SHORT TASK: Transcribe the full listing exactly, and drop every picture.

'''

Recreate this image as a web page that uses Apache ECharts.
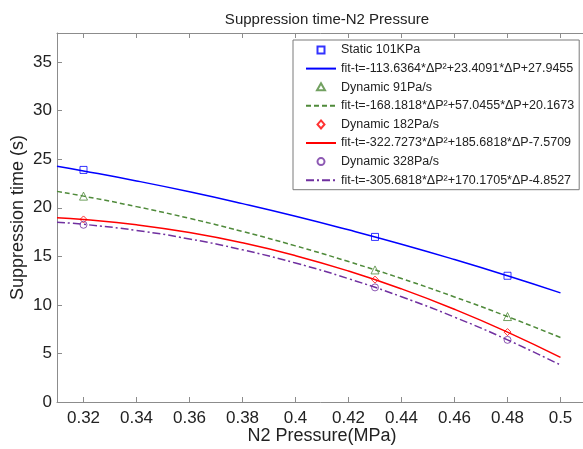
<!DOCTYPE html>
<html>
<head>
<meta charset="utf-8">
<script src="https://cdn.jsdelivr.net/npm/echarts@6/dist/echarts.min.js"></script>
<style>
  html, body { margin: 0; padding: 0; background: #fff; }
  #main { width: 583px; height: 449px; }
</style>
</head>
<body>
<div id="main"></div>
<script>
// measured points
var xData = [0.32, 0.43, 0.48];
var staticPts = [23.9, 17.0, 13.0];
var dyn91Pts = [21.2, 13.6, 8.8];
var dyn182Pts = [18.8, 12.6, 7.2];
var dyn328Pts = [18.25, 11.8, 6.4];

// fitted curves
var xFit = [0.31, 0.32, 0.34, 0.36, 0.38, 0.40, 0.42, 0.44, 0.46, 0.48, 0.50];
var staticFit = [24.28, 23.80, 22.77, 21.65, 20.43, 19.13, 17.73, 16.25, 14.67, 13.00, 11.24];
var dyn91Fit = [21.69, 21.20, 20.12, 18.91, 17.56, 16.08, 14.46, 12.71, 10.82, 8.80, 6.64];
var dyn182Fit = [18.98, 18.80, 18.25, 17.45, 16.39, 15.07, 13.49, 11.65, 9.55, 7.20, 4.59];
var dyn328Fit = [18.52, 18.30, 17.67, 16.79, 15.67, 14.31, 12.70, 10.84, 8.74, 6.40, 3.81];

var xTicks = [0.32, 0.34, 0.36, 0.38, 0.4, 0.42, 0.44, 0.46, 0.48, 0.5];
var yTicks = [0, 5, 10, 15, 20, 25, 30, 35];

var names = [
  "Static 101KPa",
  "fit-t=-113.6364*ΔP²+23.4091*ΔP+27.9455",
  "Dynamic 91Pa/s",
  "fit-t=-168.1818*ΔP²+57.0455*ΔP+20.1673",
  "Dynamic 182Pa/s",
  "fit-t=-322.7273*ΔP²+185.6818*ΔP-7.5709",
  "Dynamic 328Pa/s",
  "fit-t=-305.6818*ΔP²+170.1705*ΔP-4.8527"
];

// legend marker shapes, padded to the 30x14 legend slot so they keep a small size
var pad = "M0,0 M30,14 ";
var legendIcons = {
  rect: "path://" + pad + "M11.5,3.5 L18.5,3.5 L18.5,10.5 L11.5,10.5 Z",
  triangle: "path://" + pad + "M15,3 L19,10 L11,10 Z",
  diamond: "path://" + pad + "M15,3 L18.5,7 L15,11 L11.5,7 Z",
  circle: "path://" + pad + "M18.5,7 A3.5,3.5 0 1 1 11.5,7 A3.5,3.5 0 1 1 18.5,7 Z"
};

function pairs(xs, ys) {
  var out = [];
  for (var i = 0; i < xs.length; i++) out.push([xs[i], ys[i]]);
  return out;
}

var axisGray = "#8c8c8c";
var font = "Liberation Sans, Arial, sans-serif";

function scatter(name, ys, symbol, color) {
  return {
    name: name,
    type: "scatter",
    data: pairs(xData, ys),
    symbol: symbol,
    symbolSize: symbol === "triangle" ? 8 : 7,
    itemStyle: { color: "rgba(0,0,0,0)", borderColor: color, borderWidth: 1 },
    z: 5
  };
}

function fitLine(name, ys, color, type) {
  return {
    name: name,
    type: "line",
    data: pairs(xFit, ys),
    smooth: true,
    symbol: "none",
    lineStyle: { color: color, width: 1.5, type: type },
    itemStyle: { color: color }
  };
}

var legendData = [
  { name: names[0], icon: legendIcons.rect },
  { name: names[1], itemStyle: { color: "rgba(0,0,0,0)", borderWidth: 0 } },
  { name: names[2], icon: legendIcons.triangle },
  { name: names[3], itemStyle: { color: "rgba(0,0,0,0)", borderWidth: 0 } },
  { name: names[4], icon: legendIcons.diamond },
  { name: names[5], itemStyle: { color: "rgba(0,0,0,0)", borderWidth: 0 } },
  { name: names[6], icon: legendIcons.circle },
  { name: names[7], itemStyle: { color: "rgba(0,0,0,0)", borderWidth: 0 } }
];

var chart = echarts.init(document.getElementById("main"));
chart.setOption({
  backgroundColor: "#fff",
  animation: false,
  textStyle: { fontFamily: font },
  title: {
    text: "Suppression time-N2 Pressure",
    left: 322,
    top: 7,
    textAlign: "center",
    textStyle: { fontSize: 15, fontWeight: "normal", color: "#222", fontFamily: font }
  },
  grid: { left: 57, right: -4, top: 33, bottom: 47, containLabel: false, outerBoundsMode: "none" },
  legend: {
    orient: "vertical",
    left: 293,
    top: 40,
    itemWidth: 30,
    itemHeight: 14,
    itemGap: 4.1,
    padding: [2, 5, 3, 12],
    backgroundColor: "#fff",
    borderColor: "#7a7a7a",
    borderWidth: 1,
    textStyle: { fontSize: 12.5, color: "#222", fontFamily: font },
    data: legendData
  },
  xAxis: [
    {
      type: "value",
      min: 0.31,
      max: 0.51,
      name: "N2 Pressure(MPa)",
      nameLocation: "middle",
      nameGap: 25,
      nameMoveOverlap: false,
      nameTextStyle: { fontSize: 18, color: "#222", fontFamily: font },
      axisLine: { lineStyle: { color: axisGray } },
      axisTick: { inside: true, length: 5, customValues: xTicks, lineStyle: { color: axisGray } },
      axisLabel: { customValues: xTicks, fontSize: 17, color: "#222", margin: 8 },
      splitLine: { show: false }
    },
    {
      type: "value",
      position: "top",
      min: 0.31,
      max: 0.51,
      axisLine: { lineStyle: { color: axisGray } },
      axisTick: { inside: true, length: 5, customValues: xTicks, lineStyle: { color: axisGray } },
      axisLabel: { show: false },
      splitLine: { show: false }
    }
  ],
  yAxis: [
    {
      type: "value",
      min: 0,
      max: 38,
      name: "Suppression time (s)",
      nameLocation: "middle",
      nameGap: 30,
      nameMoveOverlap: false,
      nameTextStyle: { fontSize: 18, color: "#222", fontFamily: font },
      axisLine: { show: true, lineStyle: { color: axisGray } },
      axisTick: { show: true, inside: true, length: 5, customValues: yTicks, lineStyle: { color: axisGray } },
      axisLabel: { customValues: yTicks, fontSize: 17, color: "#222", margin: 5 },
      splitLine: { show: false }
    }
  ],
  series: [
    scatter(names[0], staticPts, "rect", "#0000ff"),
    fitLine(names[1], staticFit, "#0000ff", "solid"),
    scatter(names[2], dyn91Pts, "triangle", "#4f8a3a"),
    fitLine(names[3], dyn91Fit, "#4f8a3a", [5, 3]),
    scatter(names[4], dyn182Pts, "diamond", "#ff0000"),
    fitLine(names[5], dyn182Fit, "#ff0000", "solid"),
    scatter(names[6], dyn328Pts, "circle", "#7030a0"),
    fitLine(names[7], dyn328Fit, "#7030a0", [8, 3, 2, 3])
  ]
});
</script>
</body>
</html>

'''

ANSWER TO THE TASK:
Recreate this image as a web page that uses Apache ECharts.
<!DOCTYPE html>
<html>
<head>
<meta charset="utf-8">
<script src="https://cdn.jsdelivr.net/npm/echarts@6/dist/echarts.min.js"></script>
<style>
  html, body { margin: 0; padding: 0; background: #fff; }
  #main { width: 583px; height: 449px; }
</style>
</head>
<body>
<div id="main"></div>
<script>
// measured points
var xData = [0.32, 0.43, 0.48];
var staticPts = [23.9, 17.0, 13.0];
var dyn91Pts = [21.2, 13.6, 8.8];
var dyn182Pts = [18.8, 12.6, 7.2];
var dyn328Pts = [18.25, 11.8, 6.4];

// fitted curves
var xFit = [0.31, 0.32, 0.34, 0.36, 0.38, 0.40, 0.42, 0.44, 0.46, 0.48, 0.50];
var staticFit = [24.28, 23.80, 22.77, 21.65, 20.43, 19.13, 17.73, 16.25, 14.67, 13.00, 11.24];
var dyn91Fit = [21.69, 21.20, 20.12, 18.91, 17.56, 16.08, 14.46, 12.71, 10.82, 8.80, 6.64];
var dyn182Fit = [18.98, 18.80, 18.25, 17.45, 16.39, 15.07, 13.49, 11.65, 9.55, 7.20, 4.59];
var dyn328Fit = [18.52, 18.30, 17.67, 16.79, 15.67, 14.31, 12.70, 10.84, 8.74, 6.40, 3.81];

var xTicks = [0.32, 0.34, 0.36, 0.38, 0.4, 0.42, 0.44, 0.46, 0.48, 0.5];
var yTicks = [0, 5, 10, 15, 20, 25, 30, 35];

var names = [
  "Static 101KPa",
  "fit-t=-113.6364*ΔP²+23.4091*ΔP+27.9455",
  "Dynamic 91Pa/s",
  "fit-t=-168.1818*ΔP²+57.0455*ΔP+20.1673",
  "Dynamic 182Pa/s",
  "fit-t=-322.7273*ΔP²+185.6818*ΔP-7.5709",
  "Dynamic 328Pa/s",
  "fit-t=-305.6818*ΔP²+170.1705*ΔP-4.8527"
];

// legend marker shapes, padded to the 30x14 legend slot so they keep a small size
var pad = "M0,0 M30,14 ";
var legendIcons = {
  rect: "path://" + pad + "M11.5,3.5 L18.5,3.5 L18.5,10.5 L11.5,10.5 Z",
  triangle: "path://" + pad + "M15,3 L19,10 L11,10 Z",
  diamond: "path://" + pad + "M15,3 L18.5,7 L15,11 L11.5,7 Z",
  circle: "path://" + pad + "M18.5,7 A3.5,3.5 0 1 1 11.5,7 A3.5,3.5 0 1 1 18.5,7 Z"
};

function pairs(xs, ys) {
  var out = [];
  for (var i = 0; i < xs.length; i++) out.push([xs[i], ys[i]]);
  return out;
}

var axisGray = "#8c8c8c";
var font = "Liberation Sans, Arial, sans-serif";

function scatter(name, ys, symbol, color) {
  return {
    name: name,
    type: "scatter",
    data: pairs(xData, ys),
    symbol: symbol,
    symbolSize: symbol === "triangle" ? 8 : 7,
    itemStyle: { color: "rgba(0,0,0,0)", borderColor: color, borderWidth: 1 },
    z: 5
  };
}

function fitLine(name, ys, color, type) {
  return {
    name: name,
    type: "line",
    data: pairs(xFit, ys),
    smooth: true,
    symbol: "none",
    lineStyle: { color: color, width: 1.5, type: type },
    itemStyle: { color: color }
  };
}

var legendData = [
  { name: names[0], icon: legendIcons.rect },
  { name: names[1], itemStyle: { color: "rgba(0,0,0,0)", borderWidth: 0 } },
  { name: names[2], icon: legendIcons.triangle },
  { name: names[3], itemStyle: { color: "rgba(0,0,0,0)", borderWidth: 0 } },
  { name: names[4], icon: legendIcons.diamond },
  { name: names[5], itemStyle: { color: "rgba(0,0,0,0)", borderWidth: 0 } },
  { name: names[6], icon: legendIcons.circle },
  { name: names[7], itemStyle: { color: "rgba(0,0,0,0)", borderWidth: 0 } }
];

var chart = echarts.init(document.getElementById("main"));
chart.setOption({
  backgroundColor: "#fff",
  animation: false,
  textStyle: { fontFamily: font },
  title: {
    text: "Suppression time-N2 Pressure",
    left: 322,
    top: 7,
    textAlign: "center",
    textStyle: { fontSize: 15, fontWeight: "normal", color: "#222", fontFamily: font }
  },
  grid: { left: 57, right: -4, top: 33, bottom: 47, containLabel: false, outerBoundsMode: "none" },
  legend: {
    orient: "vertical",
    left: 293,
    top: 40,
    itemWidth: 30,
    itemHeight: 14,
    itemGap: 4.1,
    padding: [2, 5, 3, 12],
    backgroundColor: "#fff",
    borderColor: "#7a7a7a",
    borderWidth: 1,
    textStyle: { fontSize: 12.5, color: "#222", fontFamily: font },
    data: legendData
  },
  xAxis: [
    {
      type: "value",
      min: 0.31,
      max: 0.51,
      name: "N2 Pressure(MPa)",
      nameLocation: "middle",
      nameGap: 25,
      nameMoveOverlap: false,
      nameTextStyle: { fontSize: 18, color: "#222", fontFamily: font },
      axisLine: { lineStyle: { color: axisGray } },
      axisTick: { inside: true, length: 5, customValues: xTicks, lineStyle: { color: axisGray } },
      axisLabel: { customValues: xTicks, fontSize: 17, color: "#222", margin: 8 },
      splitLine: { show: false }
    },
    {
      type: "value",
      position: "top",
      min: 0.31,
      max: 0.51,
      axisLine: { lineStyle: { color: axisGray } },
      axisTick: { inside: true, length: 5, customValues: xTicks, lineStyle: { color: axisGray } },
      axisLabel: { show: false },
      splitLine: { show: false }
    }
  ],
  yAxis: [
    {
      type: "value",
      min: 0,
      max: 38,
      name: "Suppression time (s)",
      nameLocation: "middle",
      nameGap: 30,
      nameMoveOverlap: false,
      nameTextStyle: { fontSize: 18, color: "#222", fontFamily: font },
      axisLine: { show: true, lineStyle: { color: axisGray } },
      axisTick: { show: true, inside: true, length: 5, customValues: yTicks, lineStyle: { color: axisGray } },
      axisLabel: { customValues: yTicks, fontSize: 17, color: "#222", margin: 5 },
      splitLine: { show: false }
    }
  ],
  series: [
    scatter(names[0], staticPts, "rect", "#0000ff"),
    fitLine(names[1], staticFit, "#0000ff", "solid"),
    scatter(names[2], dyn91Pts, "triangle", "#4f8a3a"),
    fitLine(names[3], dyn91Fit, "#4f8a3a", [5, 3]),
    scatter(names[4], dyn182Pts, "diamond", "#ff0000"),
    fitLine(names[5], dyn182Fit, "#ff0000", "solid"),
    scatter(names[6], dyn328Pts, "circle", "#7030a0"),
    fitLine(names[7], dyn328Fit, "#7030a0", [8, 3, 2, 3])
  ]
});
</script>
</body>
</html>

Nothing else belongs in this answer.